Nul doute que THE GATES OF SLUMBER aurait pu continuer à aligner des albums palpitants et des tournées internationales devant un public restreint mais fervent. Seulement, la Faucheuse a moissonné le bassiste Jason McCASH et le batteur Iron Bob FOUTS. Face à cette lugubre adversité, le guitariste et chanteur Karl SIMON mit THE GATES OF SLUMBER en pause pour une durée indéterminée, optant pour un nouveau trio, WRETCH, accouchant d’un superbe album sans titre en 2016.
Ayant surpassé les deuils, Karl SIMON a légitimement réactivé THE GATES OF SLUMBER, toujours en configuration trio, avec le renfort de Steve JANIAK à la basse (par ailleurs membre du fort méritoire combo Doom APOSTLE OF SOLITUDE) et de Chuck BROWN (lui aussi membre de APOSTLE OF SOLITUDE). Les concerts se bonifiant, le rescapé SIMON était au pied du mur. Fort logiquement, cette nouvelle mouture de THE GATES OF SLUMBER délivre un sixième album en forme de nouveau départ. En témoignent ostensiblement l’absence de titre propre, le design réduit au logo du groupe (dommage, étant donnés les artworks très significatifs de la discographie du combo jusqu’à présent) et la redéfinition du son global du groupe.

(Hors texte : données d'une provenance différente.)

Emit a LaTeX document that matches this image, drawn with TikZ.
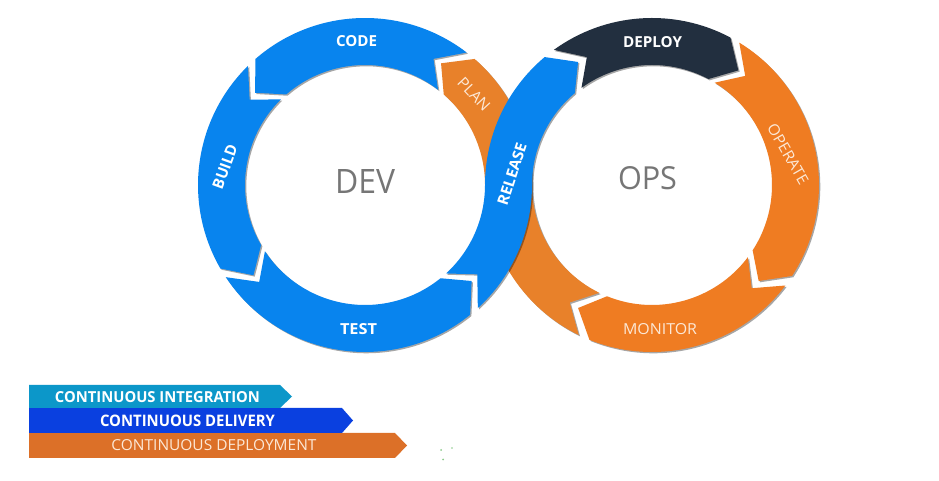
\documentclass[tikz,border=0pt]{standalone}
\usepackage{fontspec}
\setmainfont{Open Sans}
\usepackage{graphicx}
\usetikzlibrary{shadows}
\definecolor{segblue}{HTML}{0884EE}
\definecolor{segnavy}{HTML}{222F3F}
\definecolor{segorange}{HTML}{EF7C22}
\definecolor{planorange}{HTML}{E8812A}
\definecolor{cream}{HTML}{FCE8D6}
\definecolor{midgray}{HTML}{767676}
\definecolor{citeal}{HTML}{0C97C9}
\definecolor{cdblue}{HTML}{0A40E0}
\definecolor{cdorange}{HTML}{DC7028}
\def\Ro{167pt}
\def\Ri{120pt}
\def\Rm{143.5pt}
\newcommand\ringseg[6]{%
  \fill[#1] ([shift={(#2)}]#3:\Ro) arc[start angle=#3,end angle=#5,radius=\Ro]
    -- ([shift={(#2)}]#6:\Rm) -- ([shift={(#2)}]#5:\Ri)
    arc[start angle=#5,end angle=#3,radius=\Ri]
    -- ([shift={(#2)}]#4:\Rm) -- cycle;}
\newcommand\lbl[2]{\resizebox{#1}{11pt}{#2}}
\tikzset{
  seg/.style={drop shadow={shadow xshift=1.3pt,shadow yshift=-1.3pt,opacity=0.35,fill=black}},
  boldlbl/.style={inner sep=0pt,text=white,font=\bfseries},
  lightlbl/.style={inner sep=0pt,text=cream},
  biglbl/.style={inner sep=0pt,text=midgray},
  banner/.style={inner sep=0pt}
}
\begin{document}
\begin{tikzpicture}[x=1pt,y=1pt]
\useasboundingbox (0,0) rectangle (939,481);
\fill[white] (0,0) rectangle (939,481);
\coordinate (dc) at (365,296);
\coordinate (oc) at (652,296);
% DEV ring
\ringseg{segblue,seg}{dc}{52.5}{61.5}{131}{140}
\ringseg{segblue,seg}{dc}{134.5}{143.5}{210}{219}
\ringseg{segblue,seg}{dc}{213.5}{222.5}{309}{318}
% OPS ring
\ringseg{segnavy,seg}{oc}{126}{117}{62}{53}
\ringseg{segorange,seg}{oc}{58.5}{49.5}{-33}{-42}
\ringseg{segorange,seg}{oc}{-37}{-46}{-112}{-121}
% PLAN (crossing, below)
\fill[planorange,seg] ([shift={(oc)}]244:\Ro) arc[start angle=244,end angle=180,radius=\Ro]
  arc[start angle=0,end angle=49,radius=\Ri]
  -- ([shift={(dc)}]58:\Rm) -- ([shift={(dc)}]49:\Ro)
  arc[start angle=49,end angle=0,radius=\Ro]
  arc[start angle=180,end angle=244,radius=\Ri]
  -- ([shift={(oc)}]235:\Rm) -- cycle;
% RELEASE (crossing, above)
\fill[segblue,seg] ([shift={(dc)}]-47.5:\Ro) arc[start angle=-47.5,end angle=0,radius=\Ro]
  arc[start angle=180,end angle=130,radius=\Ri]
  -- ([shift={(oc)}]121:\Rm) -- ([shift={(oc)}]130:\Ro)
  arc[start angle=130,end angle=180,radius=\Ro]
  arc[start angle=0,end angle=-47.5,radius=\Ri]
  -- ([shift={(dc)}]-38.5:\Rm) -- cycle;
% labels
\node[boldlbl] (code) at (356.5,439.5) {\lbl{41pt}{CODE}};
\node[boldlbl,rotate=70] (build) at (225,314) {\lbl{46pt}{BUILD}};
\node[boldlbl] (test) at (358.5,152) {\lbl{37pt}{TEST}};
\node[boldlbl,rotate=72] (release) at (512,307) {\lbl{65pt}{RELEASE}};
\node[lightlbl,rotate=-47] (plan) at (474,387) {\lbl{40pt}{PLAN}};
\node[boldlbl] (deploy) at (652.5,438.5) {\lbl{59pt}{DEPLOY}};
\node[lightlbl,rotate=-60] (operate) at (788,327) {\lbl{67pt}{OPERATE}};
\node[lightlbl] (monitor) at (660,152) {\lbl{74pt}{MONITOR}};
\node[biglbl] (dev) at (365,299) {\resizebox{60pt}{24pt}{DEV}};
\node[biglbl] (ops) at (647.5,302.5) {\resizebox{59pt}{23pt}{OPS}};
% banners
\fill[cdorange] (29,48) -- (395,48) -- (407,35.5) -- (395,23) -- (29,23) -- cycle;
\fill[cdblue] (29,73) -- (342,73) -- (353,60.5) -- (342,48) -- (29,48) -- cycle;
\fill[citeal] (29,96) -- (280,96) -- (292,84.5) -- (280,73) -- (29,73) -- cycle;
\node[boldlbl] (ci) at (157.5,84.3) {\resizebox{205pt}{11pt}{CONTINUOUS INTEGRATION}};
\node[boldlbl] (cd) at (187.5,60) {\resizebox{175pt}{11.5pt}{CONTINUOUS DELIVERY}};
\node[banner,text=cream] (cdep) at (214,35.5) {\resizebox{205pt}{11pt}{CONTINUOUS DEPLOYMENT}};
% tiny green marks
\fill[green!55!black!45] (441,31) circle[radius=1pt];
\fill[green!55!black!45] (452,33) circle[radius=0.8pt];
\fill[green!55!black!45] (443,21.5) circle[radius=1pt];
\end{tikzpicture}
\end{document}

Là est la vertu cardinale de ce nouvel album, à savoir son recentrage franc et massif en direction du Doom Metal, relevant pour l’essentiel du Doom classique, avec de surcroît des touches plus nettement marquées en direction du Doom épique. Globalement, le tempo opte pour une franche lenteur, laquelle combinée avec l’épaisseur de la section rythmique et avec le rendu massif et granitique des riffs, la pesée totale basculant franchement vers le Doom.
Un paramètre essentiel n’a pas changé depuis les débuts du groupe, à savoir le souci de délivrer un rendu brut, aux contours très nettement dessinés, qu’il s’agisse de motifs purement rythmiques ou de signatures mélodiques (principalement prodiguées par la guitare solo). Sur le plan vocal, pas plus que par le passé, Karl SIMON ne s’engage dans des registres acrobatiques ; pour autant, il impose des modulations vivaces à un registre médium axé vers l’efficacité. On note même quelques arrangements, certes simples, mais efficaces dans l’enrichissement des lignes vocales.

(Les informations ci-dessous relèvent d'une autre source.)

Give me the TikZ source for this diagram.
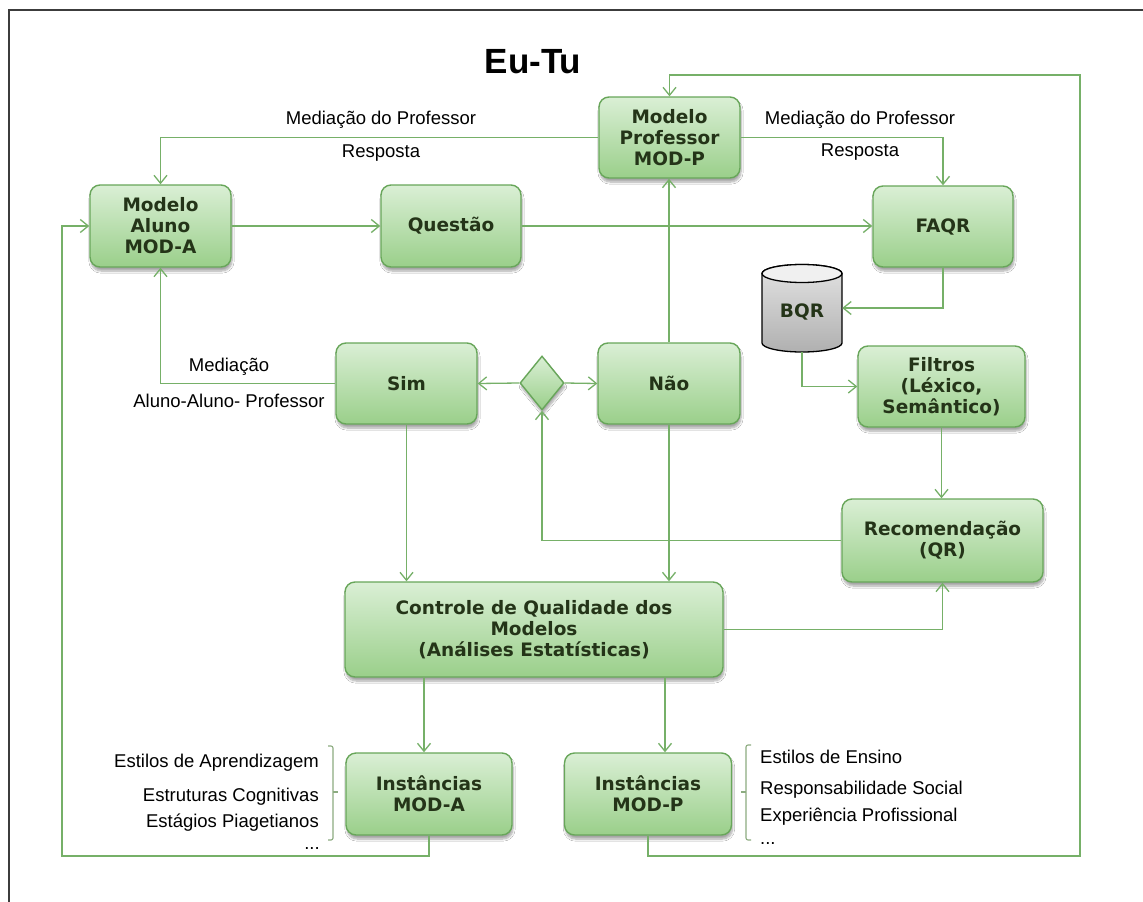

Autre élément marquant de cet album, la durée des compositions répartit les titres en deux catégories : soit trois morceaux au format ramassé (entre quatre et cinq minutes), les deux morceaux conclusifs au-delà de sept minutes, demeurant une piste pivot (l’introductif Embrace The Lie et ses 6’27). Même si les titres les plus concis n’empêchent aucunement les variations rythmiques, il faut bien admettre que les deux compositions dépassant le cap de sept minutes, The Fog et The Plague, permettent tout particulièrement de varier les ambiances, de mettre en place un dispositif dramatique spécifique et de placer des accélérations vivifiantes.
Ce retour aux affaires de THE GATES OF SLUMBER apparaît comme une combinaison ô combien efficiente du Heavy Metal épique des années 80 et du Doom classique de la même période. Sauf que, dans le cas présent, on n’a aucunement l’impression d’entendre une pénible redite du Metal de jadis, mais bien au contraire une réinvention d’un Heavy Doom Metal, certes inspiré par les années 70 et 80, mais réanimé pour le siècle suivant.
Compositions accrocheuses, interprétation vibrante et totalement investie, production brute et mixage surpuissant : voilà ce que j’appelle un retour gagnant, qui s’impose à tout fan de Doom, tant classique qu’épique, mais aussi à tout zélateur de Heavy Metal épique.